Copy the lines of the data below exactly, starting at the first and stopping after the line that contains "(0,0) rectangle (1406,592);"; include no pictures.

(begin)

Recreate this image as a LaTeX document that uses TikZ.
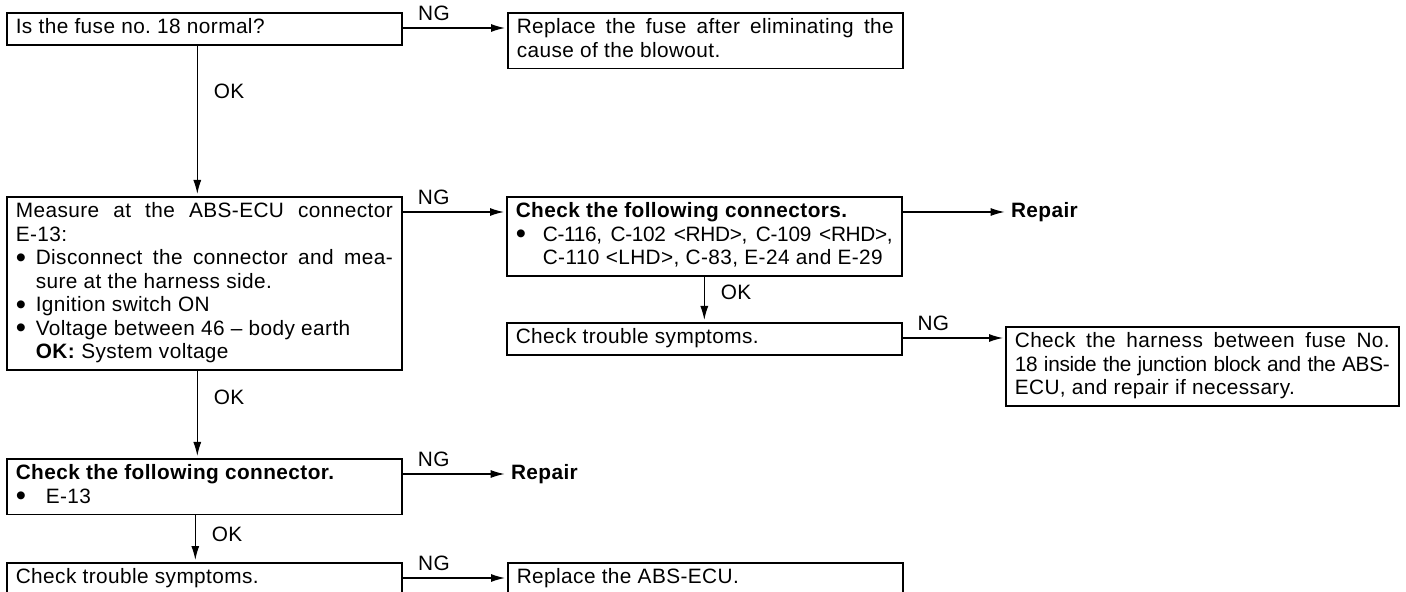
\documentclass[tikz,border=0pt]{standalone}
\usepackage{fontspec}
\setmainfont{Liberation Sans}[LetterSpace=2]
\usetikzlibrary{arrows.meta,positioning}
\setlength\parindent{0pt}

\newcommand\chartfont{\fontsize{10.4}{11.75}\selectfont}
\newcommand\bigdot{\raisebox{-0.13em}{\scalebox{1.4}{\textbullet}}}
\newcommand\bul[1][10pt]{\par\noindent\makebox[#1][l]{\bigdot}\ignorespaces}
\newcommand\tight[1]{{\addfontfeature{LetterSpace=-1.5}#1}}

\begin{document}
\begin{tikzpicture}[
        x=0.5pt, y=-0.5pt,
        box/.style={draw, line width=0.8pt, anchor=north west, inner xsep=4.5pt,
            inner ysep=2.2pt, text width=188.5pt, align=justify, font=\chartfont,
            execute at begin node=\strut, execute at end node=\strut},
        flow/.style={draw, line width=0.6pt, -{Latex[length=7pt,width=4pt]},
            shorten >=1pt},
        tag/.style={font=\chartfont, inner sep=1.5pt},
        repair/.style={font=\chartfont\bfseries, inner sep=2pt},
    ]
    \useasboundingbox (0,0) rectangle (1406,592);

    \node[box] (fuse) at (6,12) {Is the fuse no.\ 18 normal?};
    \node[box] (blow) at (507,12) {Replace the fuse after eliminating the\linebreak
        cause of the blowout.};
    \node[box] (measure) at (6,196) {Measure at the ABS-ECU connector\linebreak E-13:
        \bul Disconnect the connector and mea-\linebreak\hspace*{10pt}sure at the harness side.
        \bul Ignition switch ON
        \bul Voltage between 46 -- body earth\hfill\break\hspace*{10pt}\textbf{OK:} System voltage};
    \node[box] (conns) at (506,196) {\textbf{Check the following connectors.}
        \bul[13.5pt] \tight{C-116, C-102 <RHD>, C-109 <RHD>,}\linebreak
        \hspace*{13.5pt}C-110 <LHD>, C-83, E-24 and E-29};
    \node[box] (symp) at (506,322) {Check trouble symptoms.};
    \node[box, text width=187.5pt] (harness) at (1005,326) {Check the harness
        between fuse No.\linebreak \tight{18 inside the junction block and the ABS-}\linebreak
        ECU, and repair if necessary.};
    \node[box] (conn) at (6,458) {\textbf{Check the following connector.}
        \bul[15pt] E-13};
    \node[box] (final) at (6,562) {Check trouble symptoms.};
    \node[box] (ecu) at (507,562) {Replace the ABS-ECU.};
    \node[repair, right=52pt of conns.north east, yshift=-8pt] (fixA) {Repair};
    \node[repair, right=52pt of conn.north east, yshift=-8pt] (fixB) {Repair};

    \draw[flow] ([yshift=-8pt]fuse.north east) -- ([yshift=-8pt]fuse.north east -| blow.west)
        node[tag, pos=0.3, above=2pt] {NG};
    \draw[flow] ([xshift=-3.5pt]fuse.south) -- ([xshift=-3.5pt]fuse.south |- measure.north)
        node[tag, pos=0.3, right=6.5pt] {OK};
    \draw[flow] ([yshift=-8pt]measure.north east) -- ([yshift=-8pt]measure.north east -| conns.west)
        node[tag, pos=0.3, above=2pt] {NG};
    \draw[flow] ([yshift=-8pt]conns.north east) -- (fixA);
    \draw[flow] (conns.south) -- (symp.north) node[tag, pos=0.35, right=6.5pt] {OK};
    \draw[flow] ([yshift=-8pt]symp.north east) -- ([yshift=-8pt]symp.north east -| harness.west)
        node[tag, pos=0.3, above=2pt] {NG};
    \draw[flow] ([xshift=-3.5pt]measure.south) -- ([xshift=-3.5pt]measure.south |- conn.north)
        node[tag, pos=0.3, right=6.5pt] {OK};
    \draw[flow] ([yshift=-8pt]conn.north east) -- (fixB) node[tag, pos=0.3, above=2pt] {NG};
    \draw[flow] ([xshift=-4.5pt]conn.south) -- ([xshift=-4.5pt]conn.south |- final.north)
        node[tag, pos=0.4, right=6.5pt] {OK};
    \draw[flow] ([yshift=-8pt]final.north east) -- ([yshift=-8pt]final.north east -| ecu.west)
        node[tag, pos=0.3, above=2pt] {NG};
\end{tikzpicture}
\end{document}
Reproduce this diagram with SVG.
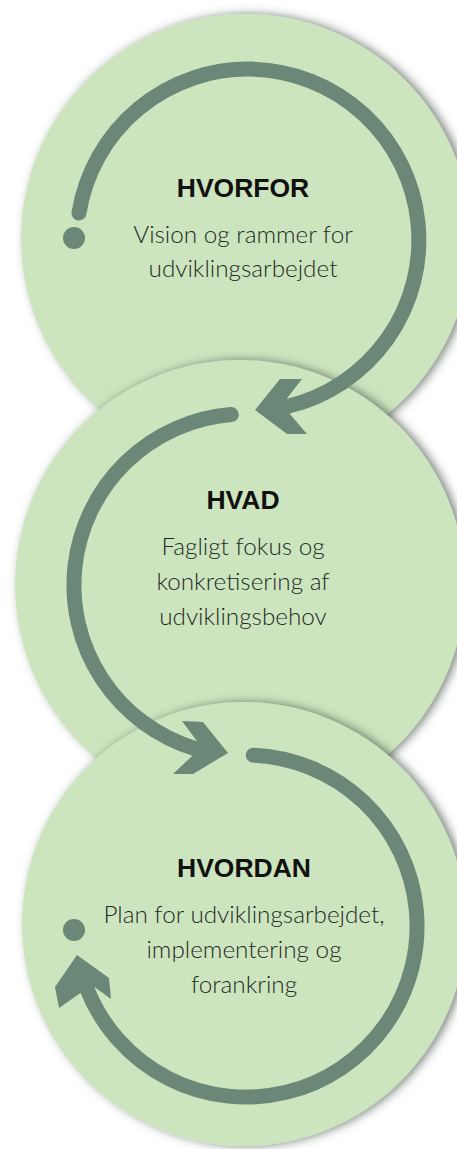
<svg xmlns="http://www.w3.org/2000/svg" width="457" height="1149" viewBox="0 0 457 1149">
  <defs>
    <filter id="shadow" x="-20%" y="-20%" width="140%" height="140%">
      <feDropShadow dx="4" dy="0" stdDeviation="5" flood-color="#3a4a3f" flood-opacity="0.65"/>
    </filter>
    <style>
      .disc { fill: #cde5bf; filter: url(#shadow); }
      .arc { fill: none; stroke: #6a8778; stroke-width: 15; }
      .head, .dot { fill: #6a8778; }
      .title { font-family: "Liberation Sans", Arial, sans-serif; font-weight: bold; font-size: 26.5px; fill: #111111; text-anchor: middle; }
      .body { font-family: Lato, "Open Sans", sans-serif; font-weight: 300; font-size: 24.3px; fill: #1f2b24; text-anchor: middle; }
    </style>
  </defs>
  <rect width="457" height="1149" fill="#ffffff"/>

  <g id="node-hvorfor">
    <circle class="disc" cx="246" cy="239" r="225"/>
  </g>
  <g id="node-hvad">
    <circle class="disc" cx="240" cy="585" r="225"/>
  </g>
  <g id="node-hvordan">
    <circle class="disc" cx="244" cy="924" r="222"/>
  </g>

  <g id="labels">
    <text class="title" x="243" y="197">HVORFOR</text>
    <text class="body" x="243" y="243">Vision og rammer for</text>
    <text class="body" x="243" y="277">udviklingsarbejdet</text>

    <text class="title" x="243" y="509">HVAD</text>
    <text class="body" x="243" y="555">Fagligt fokus og</text>
    <text class="body" x="243" y="590">konkretisering af</text>
    <text class="body" x="243" y="625">udviklingsbehov</text>

    <text class="title" x="244" y="877">HVORDAN</text>
    <text class="body" x="244" y="923">Plan for udviklingsarbejdet,</text>
    <text class="body" x="244" y="958">implementering og</text>
    <text class="body" x="244" y="993">forankring</text>
  </g>

  <g id="connectors">
    <!-- arrow 1: HVORFOR -> HVAD -->
    <circle class="dot" cx="74" cy="238" r="11"/>
    <path class="arc" stroke-linecap="round" d="M 79 213 A 171 171 0 1 1 287.9 406.3"/>
    <path class="arc" d="M 287.9 406.3 A 171 171 0 0 1 277.7 408.4"/>
    <polygon class="head" points="255,410 280,379 302,379 286.5,399 289.5,413.5 307,434 287,434"/>

    <!-- arrow 2: HVAD -> HVORDAN -->
    <path class="arc" stroke-linecap="round" d="M 231.3 414.6 A 171 171 0 0 0 194.7 748.5"/>
    <path class="arc" d="M 194.7 748.5 A 171 171 0 0 0 203.6 750.9"/>
    <polygon class="head" points="228,753 203,722 182,721 197,741.3 192.4,755.7 173,774 193,774"/>

    <!-- arrow 3: HVORDAN -> back -->
    <circle class="dot" cx="74" cy="930" r="11"/>
    <path class="arc" stroke-linecap="round" d="M 253.2 755.2 A 171 171 0 1 1 87.5 990.1"/>
    <path class="arc" d="M 87.5 990.1 A 171 171 0 0 1 84.3 981.7"/>
    <polygon class="head" points="77,955 109,978 111,999 94.5,987 80.5,993 59,1008 55,987"/>
  </g>
</svg>
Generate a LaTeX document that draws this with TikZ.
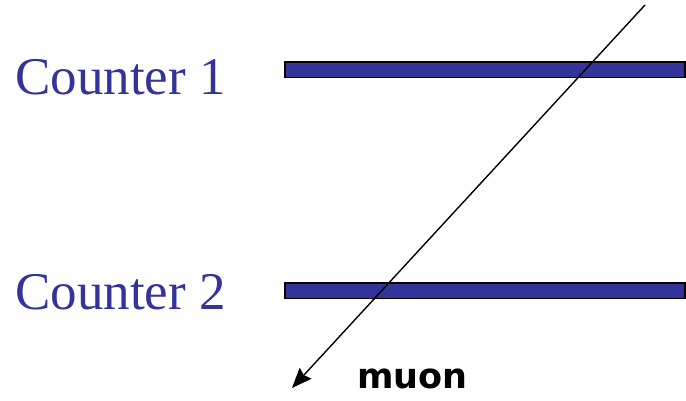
\documentclass[tikz,border=0pt]{standalone}
\usepackage{fontspec}
\setmainfont{Liberation Serif}
\newfontfamily\muonfont{DejaVu Sans}
\usetikzlibrary{arrows.meta, positioning}
\definecolor{counterblue}{HTML}{333399}
\tikzset{
    counter/.style={rectangle, draw=black, fill=counterblue, line width=1.5pt, minimum width=400pt, minimum height=15.5pt, inner sep=0pt},
    counterlabel/.style={text=counterblue, font=\fontsize{53}{53}\selectfont, anchor=base west, inner sep=0pt},
    track/.style={-{Stealth[length=20pt, width=16pt, inset=2.5pt]}, line width=1.4pt},
}

\begin{document}
\begin{tikzpicture}[x=1pt, y=-1pt]
        \useasboundingbox (0,0) rectangle (686,400);
        % Counters
        \node[counter] (c1) at (485,69.5) {};
        \node[counter] (c2) at (485,290.5) {};
        \node[counterlabel] (l1) at (15,94) {Counter 1};
        \node[counterlabel] (l2) at (15,309) {Counter 2};

        % Muon track
        \coordinate (src) at (645,5);
        \coordinate (dst) at (292,388);
        \draw[track] (src) -- (dst);
        \node[font=\muonfont\bfseries\fontsize{35}{35}\selectfont, anchor=base west, inner sep=0pt] (mu) at (357,388) {muon};
    \end{tikzpicture}
\end{document}
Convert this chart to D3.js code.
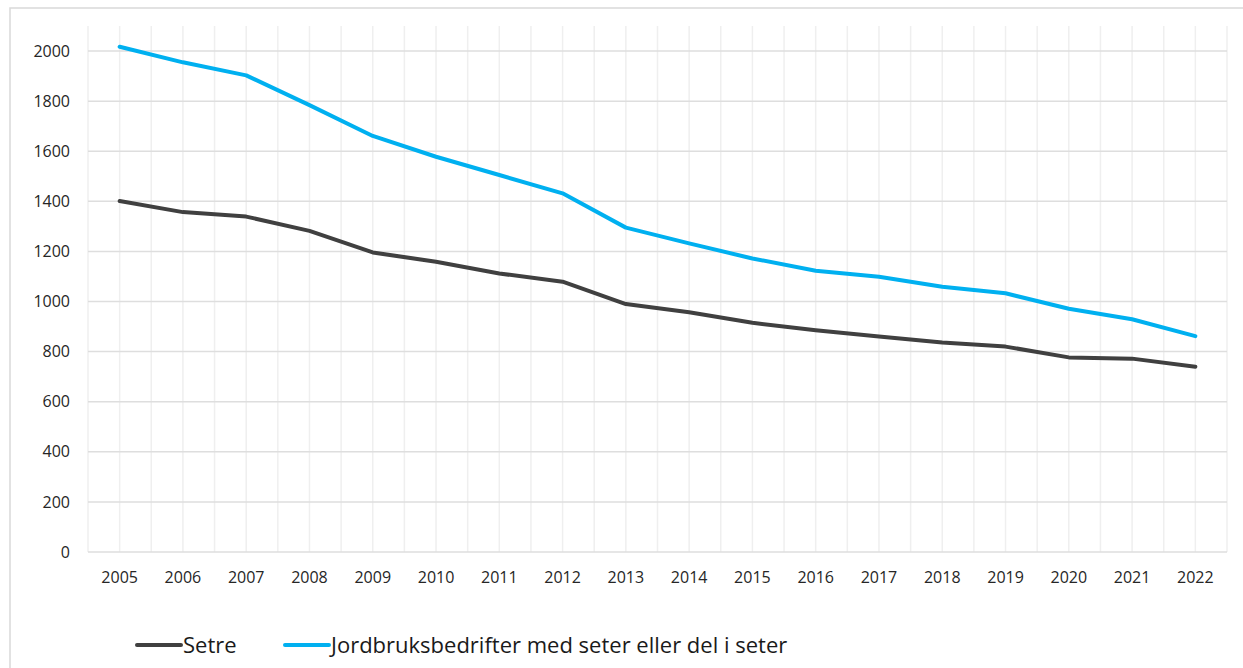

(end)

Output of the task:
Recreate this image as a LaTeX document that uses TikZ.
\documentclass[tikz,border=0pt]{standalone}
\usepackage{fontspec}
\setmainfont{Liberation Sans}[LetterSpace=2]
\usetikzlibrary{arrows.meta,positioning}
\setlength\parindent{0pt}

\newcommand\chartfont{\fontsize{10.4}{11.75}\selectfont}
\newcommand\bigdot{\raisebox{-0.13em}{\scalebox{1.4}{\textbullet}}}
\newcommand\bul[1][10pt]{\par\noindent\makebox[#1][l]{\bigdot}\ignorespaces}
\newcommand\tight[1]{{\addfontfeature{LetterSpace=-1.5}#1}}

\begin{document}
\begin{tikzpicture}[
        x=0.5pt, y=-0.5pt,
        box/.style={draw, line width=0.8pt, anchor=north west, inner xsep=4.5pt,
            inner ysep=2.2pt, text width=188.5pt, align=justify, font=\chartfont,
            execute at begin node=\strut, execute at end node=\strut},
        flow/.style={draw, line width=0.6pt, -{Latex[length=7pt,width=4pt]},
            shorten >=1pt},
        tag/.style={font=\chartfont, inner sep=1.5pt},
        repair/.style={font=\chartfont\bfseries, inner sep=2pt},
    ]
    \useasboundingbox (0,0) rectangle (1406,592);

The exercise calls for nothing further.